◆ Input records ◆
-- begin --
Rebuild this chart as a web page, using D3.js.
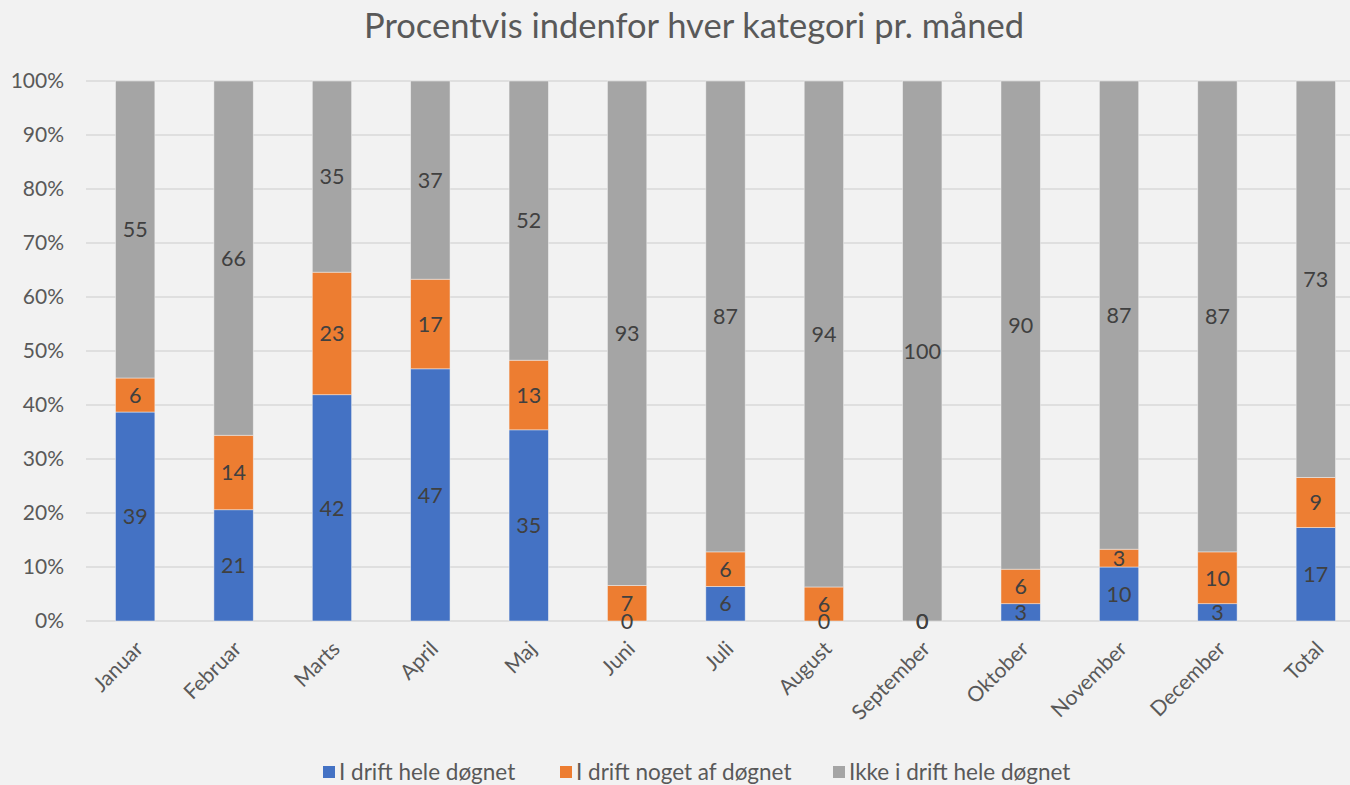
-- end --
-- begin --
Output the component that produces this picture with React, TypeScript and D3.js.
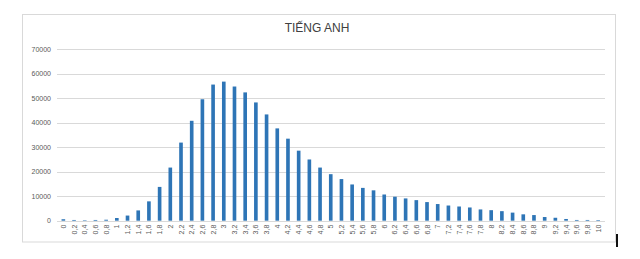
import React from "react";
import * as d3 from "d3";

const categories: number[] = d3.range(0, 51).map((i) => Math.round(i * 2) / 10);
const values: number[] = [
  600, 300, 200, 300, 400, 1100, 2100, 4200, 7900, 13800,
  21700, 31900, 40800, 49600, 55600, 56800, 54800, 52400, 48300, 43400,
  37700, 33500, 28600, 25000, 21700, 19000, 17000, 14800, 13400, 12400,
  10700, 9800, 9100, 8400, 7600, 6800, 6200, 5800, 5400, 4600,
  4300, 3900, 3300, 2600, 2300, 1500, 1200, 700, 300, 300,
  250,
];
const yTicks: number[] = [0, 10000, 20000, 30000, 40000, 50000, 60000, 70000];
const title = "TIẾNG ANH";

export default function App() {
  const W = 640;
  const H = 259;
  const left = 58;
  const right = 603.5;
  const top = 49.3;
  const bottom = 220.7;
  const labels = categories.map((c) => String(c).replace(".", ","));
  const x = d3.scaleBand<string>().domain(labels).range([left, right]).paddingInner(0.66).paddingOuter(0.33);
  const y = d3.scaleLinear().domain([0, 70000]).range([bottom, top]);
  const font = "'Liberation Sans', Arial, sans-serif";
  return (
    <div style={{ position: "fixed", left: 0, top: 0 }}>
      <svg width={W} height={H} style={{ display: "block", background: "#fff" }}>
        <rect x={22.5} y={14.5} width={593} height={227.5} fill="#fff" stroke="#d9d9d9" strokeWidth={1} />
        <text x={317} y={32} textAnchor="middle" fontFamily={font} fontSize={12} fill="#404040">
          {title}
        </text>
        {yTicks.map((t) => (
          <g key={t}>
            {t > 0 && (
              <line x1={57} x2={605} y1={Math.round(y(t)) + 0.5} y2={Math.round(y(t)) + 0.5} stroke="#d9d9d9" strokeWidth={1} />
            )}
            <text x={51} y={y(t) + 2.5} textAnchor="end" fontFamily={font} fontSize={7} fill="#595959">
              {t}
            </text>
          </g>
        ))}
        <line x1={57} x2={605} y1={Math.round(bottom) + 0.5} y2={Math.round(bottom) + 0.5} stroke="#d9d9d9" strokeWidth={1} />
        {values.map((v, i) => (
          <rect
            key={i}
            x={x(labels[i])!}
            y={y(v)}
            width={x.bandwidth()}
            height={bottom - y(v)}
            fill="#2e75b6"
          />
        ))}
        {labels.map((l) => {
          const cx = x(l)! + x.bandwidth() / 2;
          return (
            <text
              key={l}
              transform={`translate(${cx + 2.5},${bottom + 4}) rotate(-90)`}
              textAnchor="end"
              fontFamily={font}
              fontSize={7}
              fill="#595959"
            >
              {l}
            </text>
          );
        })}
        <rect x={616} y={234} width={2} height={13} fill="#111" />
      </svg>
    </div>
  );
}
-- end --
-- begin --
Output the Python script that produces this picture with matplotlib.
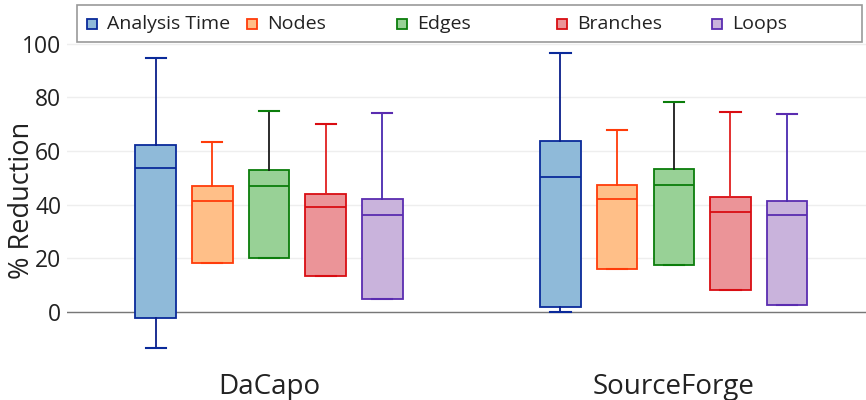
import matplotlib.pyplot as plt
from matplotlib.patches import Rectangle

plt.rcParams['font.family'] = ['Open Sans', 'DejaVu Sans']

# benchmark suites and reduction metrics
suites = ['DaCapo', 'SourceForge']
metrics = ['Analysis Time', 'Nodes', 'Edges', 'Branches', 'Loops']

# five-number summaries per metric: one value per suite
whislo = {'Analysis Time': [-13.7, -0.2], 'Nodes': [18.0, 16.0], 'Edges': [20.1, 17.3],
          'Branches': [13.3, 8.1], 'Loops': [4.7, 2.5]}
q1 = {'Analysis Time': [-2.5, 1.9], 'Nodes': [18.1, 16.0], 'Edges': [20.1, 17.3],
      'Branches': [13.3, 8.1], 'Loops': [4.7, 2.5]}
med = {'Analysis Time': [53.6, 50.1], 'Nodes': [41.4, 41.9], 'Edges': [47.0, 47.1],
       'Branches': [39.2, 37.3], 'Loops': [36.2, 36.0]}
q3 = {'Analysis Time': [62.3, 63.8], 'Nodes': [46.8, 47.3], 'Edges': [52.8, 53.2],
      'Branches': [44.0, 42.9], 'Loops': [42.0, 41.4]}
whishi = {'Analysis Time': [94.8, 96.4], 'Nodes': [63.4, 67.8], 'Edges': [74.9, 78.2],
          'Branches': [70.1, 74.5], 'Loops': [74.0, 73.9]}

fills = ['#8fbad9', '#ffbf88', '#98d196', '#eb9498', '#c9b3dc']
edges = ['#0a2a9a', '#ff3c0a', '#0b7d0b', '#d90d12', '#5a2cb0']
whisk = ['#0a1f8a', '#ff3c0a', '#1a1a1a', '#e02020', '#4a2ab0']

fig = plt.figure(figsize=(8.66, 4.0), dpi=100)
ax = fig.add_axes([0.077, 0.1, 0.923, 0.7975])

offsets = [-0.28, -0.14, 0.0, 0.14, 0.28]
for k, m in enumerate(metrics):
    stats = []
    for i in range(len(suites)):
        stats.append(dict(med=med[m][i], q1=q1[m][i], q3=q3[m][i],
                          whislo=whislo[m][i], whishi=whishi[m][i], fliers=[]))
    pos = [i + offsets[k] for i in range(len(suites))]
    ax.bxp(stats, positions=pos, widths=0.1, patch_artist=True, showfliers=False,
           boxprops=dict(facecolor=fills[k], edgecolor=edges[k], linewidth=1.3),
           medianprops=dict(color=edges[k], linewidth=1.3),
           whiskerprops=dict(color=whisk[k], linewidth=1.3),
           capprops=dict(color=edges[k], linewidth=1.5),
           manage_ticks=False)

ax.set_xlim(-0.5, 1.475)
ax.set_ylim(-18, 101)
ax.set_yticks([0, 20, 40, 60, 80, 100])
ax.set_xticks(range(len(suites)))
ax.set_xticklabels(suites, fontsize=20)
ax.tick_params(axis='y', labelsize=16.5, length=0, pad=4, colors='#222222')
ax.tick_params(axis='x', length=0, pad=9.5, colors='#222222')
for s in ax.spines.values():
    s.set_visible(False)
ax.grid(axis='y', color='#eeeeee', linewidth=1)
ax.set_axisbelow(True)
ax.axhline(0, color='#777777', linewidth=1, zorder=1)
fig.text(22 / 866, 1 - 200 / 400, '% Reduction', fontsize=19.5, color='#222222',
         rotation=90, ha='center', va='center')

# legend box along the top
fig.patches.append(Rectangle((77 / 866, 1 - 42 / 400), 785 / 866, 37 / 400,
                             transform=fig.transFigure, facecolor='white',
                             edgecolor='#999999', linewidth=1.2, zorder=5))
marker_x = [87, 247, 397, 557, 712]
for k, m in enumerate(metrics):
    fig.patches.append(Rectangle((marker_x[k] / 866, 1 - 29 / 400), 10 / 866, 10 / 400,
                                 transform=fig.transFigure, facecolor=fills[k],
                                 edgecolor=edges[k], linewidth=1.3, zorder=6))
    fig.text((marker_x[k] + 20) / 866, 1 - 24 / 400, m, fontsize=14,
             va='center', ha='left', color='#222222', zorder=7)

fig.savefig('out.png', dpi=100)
-- end --
◆ Task brief ◆
Starting at the line with "Output the Python" and ending at the line with "ax = fig.add_axes([0.077, 0.1, 0.923, 0.7975])", copy each line exactly, both ends included. Do not copy the pictures.

◆ Response for this exercise ◆
Output the Python script that produces this picture with matplotlib.
import matplotlib.pyplot as plt
from matplotlib.patches import Rectangle

plt.rcParams['font.family'] = ['Open Sans', 'DejaVu Sans']

# benchmark suites and reduction metrics
suites = ['DaCapo', 'SourceForge']
metrics = ['Analysis Time', 'Nodes', 'Edges', 'Branches', 'Loops']

# five-number summaries per metric: one value per suite
whislo = {'Analysis Time': [-13.7, -0.2], 'Nodes': [18.0, 16.0], 'Edges': [20.1, 17.3],
          'Branches': [13.3, 8.1], 'Loops': [4.7, 2.5]}
q1 = {'Analysis Time': [-2.5, 1.9], 'Nodes': [18.1, 16.0], 'Edges': [20.1, 17.3],
      'Branches': [13.3, 8.1], 'Loops': [4.7, 2.5]}
med = {'Analysis Time': [53.6, 50.1], 'Nodes': [41.4, 41.9], 'Edges': [47.0, 47.1],
       'Branches': [39.2, 37.3], 'Loops': [36.2, 36.0]}
q3 = {'Analysis Time': [62.3, 63.8], 'Nodes': [46.8, 47.3], 'Edges': [52.8, 53.2],
      'Branches': [44.0, 42.9], 'Loops': [42.0, 41.4]}
whishi = {'Analysis Time': [94.8, 96.4], 'Nodes': [63.4, 67.8], 'Edges': [74.9, 78.2],
          'Branches': [70.1, 74.5], 'Loops': [74.0, 73.9]}

fills = ['#8fbad9', '#ffbf88', '#98d196', '#eb9498', '#c9b3dc']
edges = ['#0a2a9a', '#ff3c0a', '#0b7d0b', '#d90d12', '#5a2cb0']
whisk = ['#0a1f8a', '#ff3c0a', '#1a1a1a', '#e02020', '#4a2ab0']

fig = plt.figure(figsize=(8.66, 4.0), dpi=100)
ax = fig.add_axes([0.077, 0.1, 0.923, 0.7975])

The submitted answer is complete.